• **Exercise objective**
Take the lines of the data below from the very first through the line containing "(0,0) rectangle (772,727);" and output them exactly, pictures excluded.

BEGIN Given information

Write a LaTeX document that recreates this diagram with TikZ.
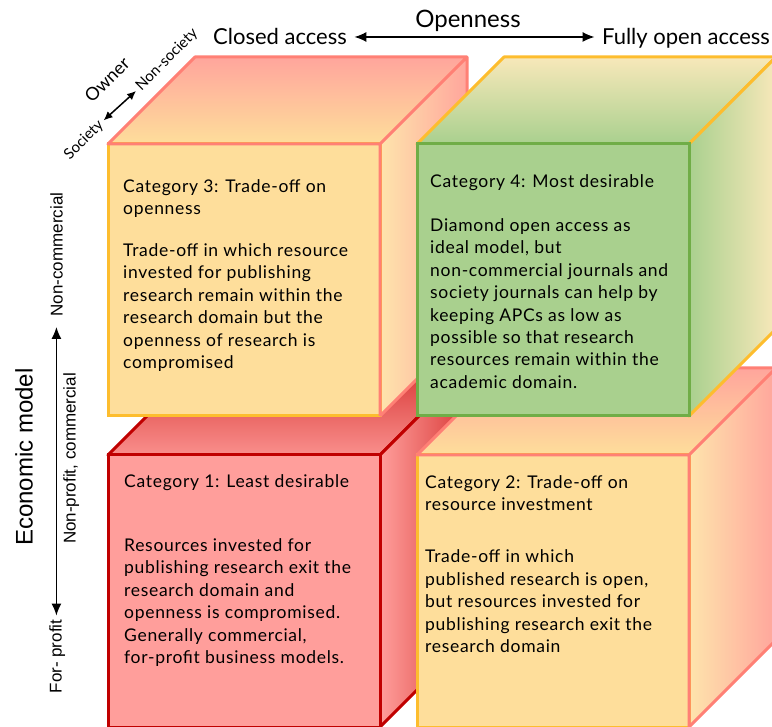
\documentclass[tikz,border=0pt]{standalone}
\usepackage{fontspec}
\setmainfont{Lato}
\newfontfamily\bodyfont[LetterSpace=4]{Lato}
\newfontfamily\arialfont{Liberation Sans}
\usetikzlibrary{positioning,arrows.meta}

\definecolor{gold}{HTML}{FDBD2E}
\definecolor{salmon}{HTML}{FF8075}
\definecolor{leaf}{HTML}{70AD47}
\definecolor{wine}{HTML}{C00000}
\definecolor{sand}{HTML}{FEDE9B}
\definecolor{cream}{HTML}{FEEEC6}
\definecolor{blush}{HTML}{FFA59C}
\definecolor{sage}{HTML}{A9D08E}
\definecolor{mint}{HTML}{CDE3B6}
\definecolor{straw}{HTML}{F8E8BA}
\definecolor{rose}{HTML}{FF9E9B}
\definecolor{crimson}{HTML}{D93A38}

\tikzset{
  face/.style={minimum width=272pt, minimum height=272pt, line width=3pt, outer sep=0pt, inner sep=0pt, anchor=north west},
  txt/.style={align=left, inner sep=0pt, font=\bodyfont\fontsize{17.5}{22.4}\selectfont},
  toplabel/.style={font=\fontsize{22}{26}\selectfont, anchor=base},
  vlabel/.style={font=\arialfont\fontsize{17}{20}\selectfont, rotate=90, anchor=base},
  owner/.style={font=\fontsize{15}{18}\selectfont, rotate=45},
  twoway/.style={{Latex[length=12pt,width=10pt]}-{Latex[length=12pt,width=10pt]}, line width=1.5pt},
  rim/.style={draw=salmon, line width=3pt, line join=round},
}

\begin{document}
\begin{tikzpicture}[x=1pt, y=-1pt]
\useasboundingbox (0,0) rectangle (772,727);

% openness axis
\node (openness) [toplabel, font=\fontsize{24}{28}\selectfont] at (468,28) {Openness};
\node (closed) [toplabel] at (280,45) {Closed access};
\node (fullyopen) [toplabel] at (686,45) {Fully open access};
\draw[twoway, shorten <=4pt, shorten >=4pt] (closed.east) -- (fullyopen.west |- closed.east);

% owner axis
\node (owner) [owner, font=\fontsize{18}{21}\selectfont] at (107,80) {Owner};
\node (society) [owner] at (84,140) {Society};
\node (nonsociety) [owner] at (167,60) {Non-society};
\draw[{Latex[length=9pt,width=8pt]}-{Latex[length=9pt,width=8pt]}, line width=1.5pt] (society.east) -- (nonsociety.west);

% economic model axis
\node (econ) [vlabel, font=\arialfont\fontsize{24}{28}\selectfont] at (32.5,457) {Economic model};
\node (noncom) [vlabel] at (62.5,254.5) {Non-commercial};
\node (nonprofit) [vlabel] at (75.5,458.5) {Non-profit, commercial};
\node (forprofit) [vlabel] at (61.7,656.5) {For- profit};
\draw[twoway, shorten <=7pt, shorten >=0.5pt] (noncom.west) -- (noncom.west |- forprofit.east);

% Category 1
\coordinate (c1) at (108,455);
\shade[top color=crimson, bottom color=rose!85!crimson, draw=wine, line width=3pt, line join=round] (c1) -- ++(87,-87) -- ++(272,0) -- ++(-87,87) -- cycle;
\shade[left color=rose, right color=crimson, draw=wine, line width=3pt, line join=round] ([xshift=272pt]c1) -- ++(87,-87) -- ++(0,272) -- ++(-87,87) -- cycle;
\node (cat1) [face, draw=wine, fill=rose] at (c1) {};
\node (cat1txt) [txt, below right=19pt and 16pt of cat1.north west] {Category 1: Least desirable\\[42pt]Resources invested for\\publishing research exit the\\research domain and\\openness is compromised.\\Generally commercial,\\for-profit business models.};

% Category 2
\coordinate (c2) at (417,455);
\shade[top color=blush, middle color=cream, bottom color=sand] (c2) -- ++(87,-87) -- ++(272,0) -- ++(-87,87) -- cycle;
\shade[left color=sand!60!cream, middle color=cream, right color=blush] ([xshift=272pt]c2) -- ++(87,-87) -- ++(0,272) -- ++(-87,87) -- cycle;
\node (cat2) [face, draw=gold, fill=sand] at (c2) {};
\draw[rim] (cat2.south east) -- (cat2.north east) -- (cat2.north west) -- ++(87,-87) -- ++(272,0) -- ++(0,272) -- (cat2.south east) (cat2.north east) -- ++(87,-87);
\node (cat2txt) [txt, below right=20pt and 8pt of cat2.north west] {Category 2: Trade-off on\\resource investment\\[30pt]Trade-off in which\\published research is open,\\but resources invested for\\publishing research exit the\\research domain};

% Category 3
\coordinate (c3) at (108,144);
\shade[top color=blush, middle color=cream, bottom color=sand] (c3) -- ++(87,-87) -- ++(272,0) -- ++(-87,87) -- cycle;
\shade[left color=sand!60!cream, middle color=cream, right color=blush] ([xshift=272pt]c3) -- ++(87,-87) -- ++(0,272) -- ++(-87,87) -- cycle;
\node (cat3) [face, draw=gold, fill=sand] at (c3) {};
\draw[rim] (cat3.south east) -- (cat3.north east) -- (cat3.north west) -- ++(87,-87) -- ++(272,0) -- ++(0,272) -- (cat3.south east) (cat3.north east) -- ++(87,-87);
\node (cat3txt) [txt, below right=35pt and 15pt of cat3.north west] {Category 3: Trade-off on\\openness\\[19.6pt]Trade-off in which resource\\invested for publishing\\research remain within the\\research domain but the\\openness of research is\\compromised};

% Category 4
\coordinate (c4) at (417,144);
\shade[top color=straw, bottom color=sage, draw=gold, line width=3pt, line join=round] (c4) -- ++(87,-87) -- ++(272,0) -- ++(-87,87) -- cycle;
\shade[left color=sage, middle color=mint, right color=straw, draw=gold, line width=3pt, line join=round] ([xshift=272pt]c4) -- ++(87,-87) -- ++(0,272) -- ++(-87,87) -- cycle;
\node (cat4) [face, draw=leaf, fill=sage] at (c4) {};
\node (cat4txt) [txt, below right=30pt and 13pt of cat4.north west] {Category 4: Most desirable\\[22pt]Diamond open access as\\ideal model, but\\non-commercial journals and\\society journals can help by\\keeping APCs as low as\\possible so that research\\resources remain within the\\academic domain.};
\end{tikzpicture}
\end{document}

END Given information

• **Response to this task**
Write a LaTeX document that recreates this diagram with TikZ.
\documentclass[tikz,border=0pt]{standalone}
\usepackage{fontspec}
\setmainfont{Lato}
\newfontfamily\bodyfont[LetterSpace=4]{Lato}
\newfontfamily\arialfont{Liberation Sans}
\usetikzlibrary{positioning,arrows.meta}

\definecolor{gold}{HTML}{FDBD2E}
\definecolor{salmon}{HTML}{FF8075}
\definecolor{leaf}{HTML}{70AD47}
\definecolor{wine}{HTML}{C00000}
\definecolor{sand}{HTML}{FEDE9B}
\definecolor{cream}{HTML}{FEEEC6}
\definecolor{blush}{HTML}{FFA59C}
\definecolor{sage}{HTML}{A9D08E}
\definecolor{mint}{HTML}{CDE3B6}
\definecolor{straw}{HTML}{F8E8BA}
\definecolor{rose}{HTML}{FF9E9B}
\definecolor{crimson}{HTML}{D93A38}

\tikzset{
  face/.style={minimum width=272pt, minimum height=272pt, line width=3pt, outer sep=0pt, inner sep=0pt, anchor=north west},
  txt/.style={align=left, inner sep=0pt, font=\bodyfont\fontsize{17.5}{22.4}\selectfont},
  toplabel/.style={font=\fontsize{22}{26}\selectfont, anchor=base},
  vlabel/.style={font=\arialfont\fontsize{17}{20}\selectfont, rotate=90, anchor=base},
  owner/.style={font=\fontsize{15}{18}\selectfont, rotate=45},
  twoway/.style={{Latex[length=12pt,width=10pt]}-{Latex[length=12pt,width=10pt]}, line width=1.5pt},
  rim/.style={draw=salmon, line width=3pt, line join=round},
}

\begin{document}
\begin{tikzpicture}[x=1pt, y=-1pt]
\useasboundingbox (0,0) rectangle (772,727);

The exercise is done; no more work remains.